When I’m writing a new story, I have a particular manner of approaching it. I tend to let it churn around and around in my head, and then when I think it’s ready, I’ll write it in one sitting. From conversations I’ve had recently, it seems I’m not the only one who works this way.

Yet when I was asked to write a monologue recently – which I performed on Thursday – I approached it in the manner suggested by the person who set the challenge. That was to think of somewhere that means something to you, either good or bad, and write about this place for 15 minutes without stopping. Then think of somebody striking, whether someone you know personally or who is in the news, and write about them for 15 minutes without stopping. Finally, put them together and use that as a jumping-off point.

At first, I didn’t know whether I could do anything with the place and person I chose, but after those 15 minutes of writing, I found a lot of usable material, which I then assembled into a poetic monologue. Instead of writing from the top to the bottom, I worked on the second part first, setting my ideas to an iambic rhythm; then worked on the first part second, using a dactyl meter.

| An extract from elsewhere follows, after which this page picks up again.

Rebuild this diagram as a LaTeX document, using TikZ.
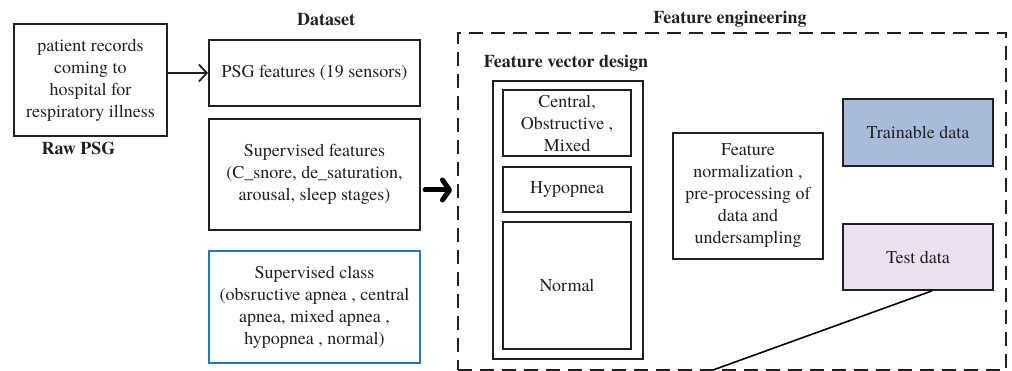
\documentclass[tikz,border=0pt]{standalone}
\usepackage{fontspec}
\setmainfont{texgyretermes}[Extension=.otf, UprightFont=*-regular, BoldFont=*-bold]
\usetikzlibrary{arrows.meta}
\definecolor{ink}{RGB}{35,31,32}
\definecolor{classblue}{RGB}{46,117,182}
\definecolor{trainfill}{RGB}{168,188,218}
\definecolor{testfill}{RGB}{234,224,239}
\tikzset{
  every node/.style={font=\fontsize{18}{22}\selectfont, text=ink},
  box/.style={draw=ink, line width=1.8pt, align=center, inner sep=0pt, rectangle},
  classbox/.style={box, draw=classblue},
  groupbox/.style={draw=ink, line width=1.8pt, dash pattern=on 14pt off 8pt, rectangle, inner sep=0pt},
  heading/.style={font=\fontsize{18}{22}\selectfont\bfseries},
  thinarrow/.style={draw=ink, line width=1.8pt, -{Straight Barb[length=8pt,width=17pt]}},
  bigarrow/.style={draw=black, line width=5pt, line cap=round, -{Straight Barb[length=7pt,width=20pt,round]}},
  link/.style={draw=black, line width=1.6pt}
}
\begin{document}
\begin{tikzpicture}[x=1pt, y=-1pt]
\useasboundingbox (0,0) rectangle (1012,371);

% raw recordings
\node[box, minimum width=153, minimum height=112] (raw) at (90.5,80)
  {patient records\\coming to\\hospital for\\respiratory illness};
\node[heading] (rawlbl) at (78.5,148) {Raw PSG};

% dataset column
\node[heading] (dslbl) at (326,20) {Dataset};
\node[box, minimum width=211, minimum height=66] (psg) at (314.5,73)
  {PSG features (19 sensors)};
\node[box, minimum width=211, minimum height=111] (sf) at (314.5,174.5)
  {Supervised features\\(C\_snore, de\_saturation,\\arousal, sleep stages)};
\node[classbox, minimum width=211, minimum height=112] (sc) at (314.5,307)
  {Supervised class\\(obsructive apnea , central\\apnea, mixed apnea ,\\hypopnea , normal)};

\draw[thinarrow] (raw.east |- psg.west) -- (psg.west);

% feature engineering group
\node[heading] (felbl) at (730,19) {Feature engineering};
\node[groupbox, minimum width=548, minimum height=337] (fe) at (732,201.5) {};

\coordinate (bigstart) at (425,190);
\coordinate (bigend) at (452,190);
\draw[bigarrow] (bigstart) -- (bigend);

% feature vector design
\node[heading] (fvdlbl) at (566,63) {Feature vector design};
\node[box, minimum width=150, minimum height=278] (fvd) at (568,220) {};
\node[box, minimum width=128, minimum height=66] (cen) at (567,123)
  {Central,\\Obstructive ,\\Mixed};
\node[box, minimum width=128, minimum height=45] (hyp) at (567,189.5) {Hypopnea};
\node[box, minimum width=128, minimum height=127] (nor) at (567,285.5) {Normal};

% preprocessing and split
\node[box, minimum width=150, minimum height=126] (norm) at (748,196)
  {Feature\\normalization ,\\pre-processing of\\data and\\undersampling};
\node[box, fill=trainfill, minimum width=150, minimum height=67] (train) at (918,132.5)
  {Trainable data};
\node[box, fill=testfill, minimum width=150, minimum height=66] (test) at (918,257)
  {Test data};

\coordinate (testend) at (713,370);
\draw[link] ([xshift=14pt]test.south) -- (testend);
\end{tikzpicture}
\end{document}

The setup for NaNoWriMo at home, if I need to ...
(Photo credit: Wikipedia)

It produced a piece with which I’m very happy and went down well with the audience. I wonder whether I should approach more of my pieces like this?

I’m tackling National Novel Writing Month at the same time, where the aim is simply to write the raw material for a first draft and worry about the editing at a future date. As always, I’m finding unusual twists and turns simply by the process of writing. For instance, the novel was originally to be a series of newspaper reports about an inventor, with a historian filling in the gaps. However, more and more of the inventor’s own words started to creep in, and now it’s written almost entirely from her point of view with only a little help from the historian.

The next time I work on something original, I might try writing it out instead of just thinking about it, but I’ve learned a little lesson on that front as well. NaNoWriMo was planned out on three sheets of paper the size of newspaper pages. This is fine to refer to when writing at home, but inconvenient to take along to a cafe.